- Directed by: Loren Johnson
- Written by: Katrina Rodriguez
- Produced by: Loren Johnson Alice Johnson Scott O'Keeffe
- Starring: Andrea Burdett Luke Ledger Pia Prendiville Mauricio Merino Jr.
- Cinematography: Arthur Bienkowski
- Music by: Cameron Johnson Kristen Johnson
- Production company: Atomic Light Pictures
- Release date: 1 April 2014;
- Running time: 90 minutes
- Country: Australia
- Language: English
- Budget: A$1,000,000 (est.)

= Raven's Cabin =

2010 Australian film

Raven's Cabin, also known under the working title Redback, is a 2014 independent Australian thriller film shot in the outback area of Perth, Western Australia. The film is directed by Loren Johnson and stars Luke Ledger, cousin of Heath Ledger.

==Plot==
At a wilderness boot camp for difficult teens, the desperate spirit of an alleged suicide victim seeks out the help of a young girl to expose the truth about her death.

==Cast==

- Andrea Burdett as Andrea Briggs
- Luke Ledger as Brian Carter
- Pia Prendiville as Jessica Howell
- Mauricio Merino Jr as Daniel Watts
- John McPherson as Harris
- Neal Huxley as Parker
- Jag Pannu as Jack Tyler
- David Ryan Kinsman as Cole Martin
- Elizabeth Frodsham as Claire Abbotts
- Scott O'Keeffe as Mechanic
- Laura Fairclough as Sarah White
- Leon Grey as Steven Wong
- Blake Prosser as Ryan Clarke
- Bradley Stevens as Billy

==Production==
Raven's Cabin is directed by Loren Johnson and stars Luke Ledger, cousin of Heath Ledger. The working title was Redback. which was the name of the youth modification facility in the film.
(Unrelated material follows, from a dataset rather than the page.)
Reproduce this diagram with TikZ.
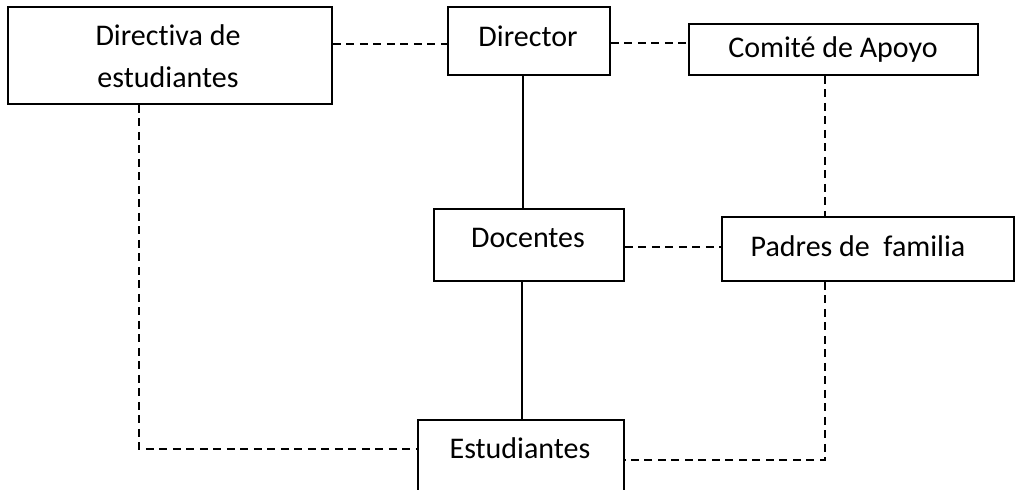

More than 90% of the cast and crew were inexperienced, this being their first feature film, and the film was made on a very low budget.

Filming began in the outback hills of Western Australia, around 45 minutes' drive outside Perth, in early May 2010.

==Release==
Raven's Cabin had its world premiere in the Monster Fest in Perth on 1 April 2014.

It was released on DVD in the UK in August 2014.